Directions ▸ Please output every line of the material as it stands, without the pictures.

Source material ▸
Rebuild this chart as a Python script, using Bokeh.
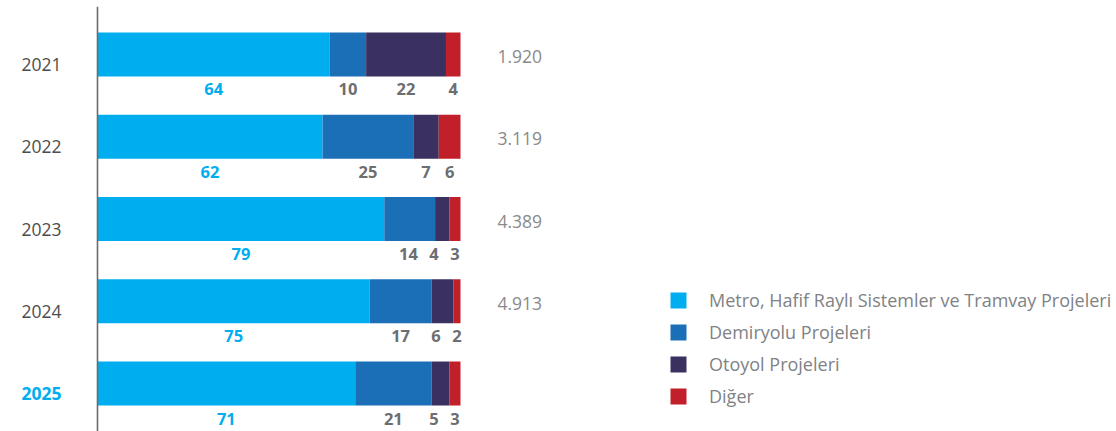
from bokeh.plotting import figure
from bokeh.models import Range1d, FactorRange, Span, Legend, LegendItem, ColumnDataSource
from bokeh.core.properties import value
from bokeh.embed import file_html
from bokeh.resources import INLINE

# ---- data ----
years = ["2021", "2022", "2023", "2024", "2025"]
series_names = ["Metro, Hafif Raylı Sistemler ve Tramvay Projeleri",
                "Demiryolu Projeleri", "Otoyol Projeleri", "Diğer"]
metro = [64, 62, 79, 75, 71]
demiryolu = [10, 25, 14, 17, 21]
otoyol = [22, 7, 4, 6, 5]
diger = [4, 6, 3, 2, 3]
totals = ["1.920", "3.119", "4.389", "4.913", ""]

# ---- style ----
FONT = "Open Sans"
COLORS = ["#00AEEF", "#1B6FB6", "#3B3161", "#C1202A"]
W, H = 1116, 431
AX_PX = 97          # pixel position of x=0 inside the figure
PPU = 3.63          # pixels per percent

keys = ["metro", "demiryolu", "otoyol", "diger"]
vals = [metro, demiryolu, otoyol, diger]
src = ColumnDataSource(dict(year=years, metro=metro, demiryolu=demiryolu,
                            otoyol=otoyol, diger=diger))

p = figure(width=W, height=H, output_backend="svg", toolbar_location=None,
           x_range=Range1d(-AX_PX / PPU, (W - AX_PX) / PPU),
           y_range=FactorRange(factors=list(reversed(years)), range_padding=0.0834,
                               range_padding_units="absolute"),
           x_axis_location=None, y_axis_location=None,
           min_border_left=0, min_border_right=0, min_border_top=6, min_border_bottom=0)
p.outline_line_color = None
p.xgrid.visible = False
p.ygrid.visible = False
p.background_fill_color = None
p.border_fill_color = None

renderers = p.hbar_stack(keys, y="year", height=0.535, color=COLORS, line_color=None, source=src)

# axis line at x = 0
p.add_layout(Span(location=0, dimension="height", line_color="#6b6b6b", line_width=1.6))

# year labels
p.text(x=[0] * len(years), y=years, text=years,
       text_color=["#4d4d4d"] * 4 + ["#00AEEF"],
       text_font_style=["normal"] * 4 + ["bold"],
       text_font=value(FONT), text_font_size="17.5px",
       text_align="right", text_baseline="middle", x_offset=-36, y_offset=10)

# segment value labels, centred under each segment, nudged apart from the right
lx, ly, lt, lc = [], [], [], []
for i, yr in enumerate(years):
    row = [v[i] for v in vals]
    left = 0
    centers = []
    for v in row:
        centers.append(left + v / 2)
        left += v
    widths = [9 * len(str(v)) for v in row]
    for j in range(len(row) - 1, 0, -1):
        gap = ((widths[j - 1] + widths[j]) / 2 + 12) / PPU
        centers[j - 1] = min(centers[j - 1], centers[j] - gap)
    for j, v in enumerate(row):
        lx.append(centers[j])
        ly.append(yr)
        lt.append(str(v))
        lc.append("#00AEEF" if j == 0 else "#6d6e71")
p.text(x=lx, y=ly, text=lt, text_color=lc, text_font=value(FONT),
       text_font_size="16.5px", text_font_style="bold",
       text_align="center", text_baseline="middle", y_offset=35)

# totals on the right
p.text(x=[100] * len(years), y=years, text=totals, text_color="#8a8a8a",
       text_font=value(FONT), text_font_size="17.5px",
       text_align="left", text_baseline="middle", x_offset=37, y_offset=2)

legend = Legend(items=[LegendItem(label=n, renderers=[r]) for n, r in zip(series_names, renderers)],
                location=(668, 23), orientation="vertical")
legend.glyph_width = 20
legend.glyph_height = 20
legend.label_height = 22
legend.spacing = 8
legend.label_standoff = 21
legend.padding = 0
legend.margin = 0
legend.border_line_color = None
legend.background_fill_alpha = 0
legend.label_text_font = FONT
legend.label_text_font_size = "18px"
legend.label_text_color = "#808285"
p.add_layout(legend, "center")

open("out.html", "w").write(file_html(p, INLINE))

Task solution ▸
Rebuild this chart as a Python script, using Bokeh.
from bokeh.plotting import figure
from bokeh.models import Range1d, FactorRange, Span, Legend, LegendItem, ColumnDataSource
from bokeh.core.properties import value
from bokeh.embed import file_html
from bokeh.resources import INLINE

# ---- data ----
years = ["2021", "2022", "2023", "2024", "2025"]
series_names = ["Metro, Hafif Raylı Sistemler ve Tramvay Projeleri",
                "Demiryolu Projeleri", "Otoyol Projeleri", "Diğer"]
metro = [64, 62, 79, 75, 71]
demiryolu = [10, 25, 14, 17, 21]
otoyol = [22, 7, 4, 6, 5]
diger = [4, 6, 3, 2, 3]
totals = ["1.920", "3.119", "4.389", "4.913", ""]

# ---- style ----
FONT = "Open Sans"
COLORS = ["#00AEEF", "#1B6FB6", "#3B3161", "#C1202A"]
W, H = 1116, 431
AX_PX = 97          # pixel position of x=0 inside the figure
PPU = 3.63          # pixels per percent

keys = ["metro", "demiryolu", "otoyol", "diger"]
vals = [metro, demiryolu, otoyol, diger]
src = ColumnDataSource(dict(year=years, metro=metro, demiryolu=demiryolu,
                            otoyol=otoyol, diger=diger))

p = figure(width=W, height=H, output_backend="svg", toolbar_location=None,
           x_range=Range1d(-AX_PX / PPU, (W - AX_PX) / PPU),
           y_range=FactorRange(factors=list(reversed(years)), range_padding=0.0834,
                               range_padding_units="absolute"),
           x_axis_location=None, y_axis_location=None,
           min_border_left=0, min_border_right=0, min_border_top=6, min_border_bottom=0)
p.outline_line_color = None
p.xgrid.visible = False
p.ygrid.visible = False
p.background_fill_color = None
p.border_fill_color = None

renderers = p.hbar_stack(keys, y="year", height=0.535, color=COLORS, line_color=None, source=src)

# axis line at x = 0
p.add_layout(Span(location=0, dimension="height", line_color="#6b6b6b", line_width=1.6))

# year labels
p.text(x=[0] * len(years), y=years, text=years,
       text_color=["#4d4d4d"] * 4 + ["#00AEEF"],
       text_font_style=["normal"] * 4 + ["bold"],
       text_font=value(FONT), text_font_size="17.5px",
       text_align="right", text_baseline="middle", x_offset=-36, y_offset=10)

# segment value labels, centred under each segment, nudged apart from the right
lx, ly, lt, lc = [], [], [], []
for i, yr in enumerate(years):
    row = [v[i] for v in vals]
    left = 0
    centers = []
    for v in row:
        centers.append(left + v / 2)
        left += v
    widths = [9 * len(str(v)) for v in row]
    for j in range(len(row) - 1, 0, -1):
        gap = ((widths[j - 1] + widths[j]) / 2 + 12) / PPU
        centers[j - 1] = min(centers[j - 1], centers[j] - gap)
    for j, v in enumerate(row):
        lx.append(centers[j])
        ly.append(yr)
        lt.append(str(v))
        lc.append("#00AEEF" if j == 0 else "#6d6e71")
p.text(x=lx, y=ly, text=lt, text_color=lc, text_font=value(FONT),
       text_font_size="16.5px", text_font_style="bold",
       text_align="center", text_baseline="middle", y_offset=35)

# totals on the right
p.text(x=[100] * len(years), y=years, text=totals, text_color="#8a8a8a",
       text_font=value(FONT), text_font_size="17.5px",
       text_align="left", text_baseline="middle", x_offset=37, y_offset=2)

legend = Legend(items=[LegendItem(label=n, renderers=[r]) for n, r in zip(series_names, renderers)],
                location=(668, 23), orientation="vertical")
legend.glyph_width = 20
legend.glyph_height = 20
legend.label_height = 22
legend.spacing = 8
legend.label_standoff = 21
legend.padding = 0
legend.margin = 0
legend.border_line_color = None
legend.background_fill_alpha = 0
legend.label_text_font = FONT
legend.label_text_font_size = "18px"
legend.label_text_color = "#808285"
p.add_layout(legend, "center")

open("out.html", "w").write(file_html(p, INLINE))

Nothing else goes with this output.